— What you will do —
Do not copy the pictures; transcribe all other material exactly.

# # # # #

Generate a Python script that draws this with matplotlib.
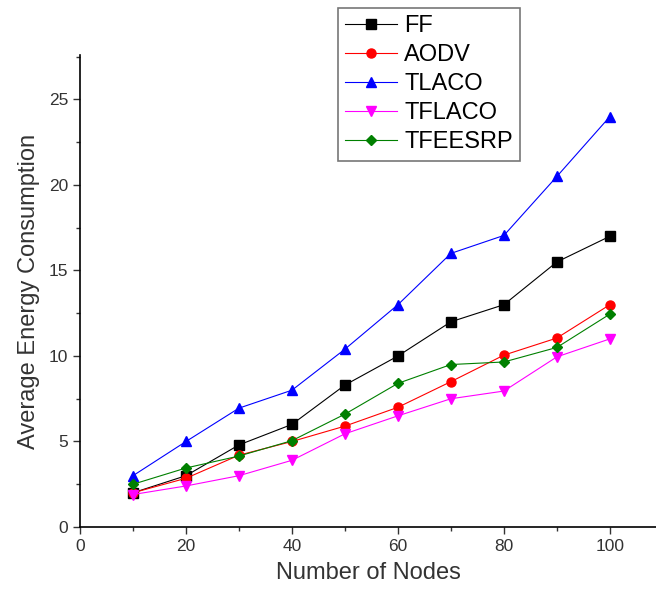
import numpy as np
import matplotlib
matplotlib.use('Agg')
import matplotlib.pyplot as plt
from matplotlib.ticker import MultipleLocator

plt.rcParams['font.family'] = ['Liberation Sans', 'DejaVu Sans']

# data
nodes = [10, 20, 30, 40, 50, 60, 70, 80, 90, 100]
ff = [2.0, 3.0, 4.8, 6.0, 8.3, 10.0, 12.0, 13.0, 15.5, 17.0]
aodv = [2.0, 2.85, 4.2, 5.0, 5.9, 7.0, 8.5, 10.05, 11.05, 13.0]
tlaco = [3.0, 5.0, 6.95, 8.0, 10.4, 13.0, 16.0, 17.05, 20.5, 24.0]
tflaco = [1.9, 2.4, 3.0, 3.9, 5.45, 6.5, 7.5, 7.95, 9.95, 11.0]
tfeesrp = [2.5, 3.45, 4.15, 5.05, 6.6, 8.4, 9.5, 9.65, 10.5, 12.45]

series = [
    ('FF', ff, 'black', 's'),
    ('AODV', aodv, 'red', 'o'),
    ('TLACO', tlaco, 'blue', '^'),
    ('TFLACO', tflaco, 'magenta', 'v'),
    ('TFEESRP', tfeesrp, 'green', 'D'),
]

fig = plt.figure(figsize=(6.56, 6.04), dpi=100)
ax = fig.add_axes([80 / 656, 77 / 604, 576 / 656, 472 / 604])

for name, vals, c, m in series:
    ms = 6.5 if m != 'D' else 5.5
    ax.plot(nodes, vals, color=c, marker=m, markersize=ms, linewidth=0.8,
            markeredgecolor=c, markerfacecolor=c, label=name)

ax.set_xlim(0, 108.7)
ax.set_ylim(0, 27.6)
ax.xaxis.set_major_locator(MultipleLocator(20))
ax.xaxis.set_minor_locator(MultipleLocator(10))
ax.yaxis.set_major_locator(MultipleLocator(5))
ax.yaxis.set_minor_locator(MultipleLocator(2.5))
ax.tick_params(which='both', direction='out', labelsize=12.5, width=1, colors='#333333')
ax.tick_params(which='major', length=5)
ax.tick_params(which='minor', length=3)
ax.spines['top'].set_visible(False)
ax.spines['right'].set_visible(False)
ax.spines['left'].set_linewidth(1.2)
ax.spines['bottom'].set_linewidth(1.2)
ax.set_xlabel('Number of Nodes', fontsize=17, color='#333333', labelpad=6)
ax.set_ylabel('Average Energy Consumption', fontsize=17, color='#333333', labelpad=6)

leg = ax.legend(loc='upper left', bbox_to_anchor=(338 / 656, 1 - 8 / 604),
                bbox_transform=fig.transFigure, borderaxespad=0, fontsize=17,
                fancybox=False, framealpha=1, edgecolor='#777777',
                handlelength=2.2, labelspacing=0.3, borderpad=0.3, handletextpad=0.3)
leg.get_frame().set_linewidth(1.2)

fig.savefig('out.png', dpi=100)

# # # # #

— Complete response —
Generate a Python script that draws this with matplotlib.
import numpy as np
import matplotlib
matplotlib.use('Agg')
import matplotlib.pyplot as plt
from matplotlib.ticker import MultipleLocator

plt.rcParams['font.family'] = ['Liberation Sans', 'DejaVu Sans']

# data
nodes = [10, 20, 30, 40, 50, 60, 70, 80, 90, 100]
ff = [2.0, 3.0, 4.8, 6.0, 8.3, 10.0, 12.0, 13.0, 15.5, 17.0]
aodv = [2.0, 2.85, 4.2, 5.0, 5.9, 7.0, 8.5, 10.05, 11.05, 13.0]
tlaco = [3.0, 5.0, 6.95, 8.0, 10.4, 13.0, 16.0, 17.05, 20.5, 24.0]
tflaco = [1.9, 2.4, 3.0, 3.9, 5.45, 6.5, 7.5, 7.95, 9.95, 11.0]
tfeesrp = [2.5, 3.45, 4.15, 5.05, 6.6, 8.4, 9.5, 9.65, 10.5, 12.45]

series = [
    ('FF', ff, 'black', 's'),
    ('AODV', aodv, 'red', 'o'),
    ('TLACO', tlaco, 'blue', '^'),
    ('TFLACO', tflaco, 'magenta', 'v'),
    ('TFEESRP', tfeesrp, 'green', 'D'),
]

fig = plt.figure(figsize=(6.56, 6.04), dpi=100)
ax = fig.add_axes([80 / 656, 77 / 604, 576 / 656, 472 / 604])

for name, vals, c, m in series:
    ms = 6.5 if m != 'D' else 5.5
    ax.plot(nodes, vals, color=c, marker=m, markersize=ms, linewidth=0.8,
            markeredgecolor=c, markerfacecolor=c, label=name)

ax.set_xlim(0, 108.7)
ax.set_ylim(0, 27.6)
ax.xaxis.set_major_locator(MultipleLocator(20))
ax.xaxis.set_minor_locator(MultipleLocator(10))
ax.yaxis.set_major_locator(MultipleLocator(5))
ax.yaxis.set_minor_locator(MultipleLocator(2.5))
ax.tick_params(which='both', direction='out', labelsize=12.5, width=1, colors='#333333')
ax.tick_params(which='major', length=5)
ax.tick_params(which='minor', length=3)
ax.spines['top'].set_visible(False)
ax.spines['right'].set_visible(False)
ax.spines['left'].set_linewidth(1.2)
ax.spines['bottom'].set_linewidth(1.2)
ax.set_xlabel('Number of Nodes', fontsize=17, color='#333333', labelpad=6)
ax.set_ylabel('Average Energy Consumption', fontsize=17, color='#333333', labelpad=6)

leg = ax.legend(loc='upper left', bbox_to_anchor=(338 / 656, 1 - 8 / 604),
                bbox_transform=fig.transFigure, borderaxespad=0, fontsize=17,
                fancybox=False, framealpha=1, edgecolor='#777777',
                handlelength=2.2, labelspacing=0.3, borderpad=0.3, handletextpad=0.3)
leg.get_frame().set_linewidth(1.2)

fig.savefig('out.png', dpi=100)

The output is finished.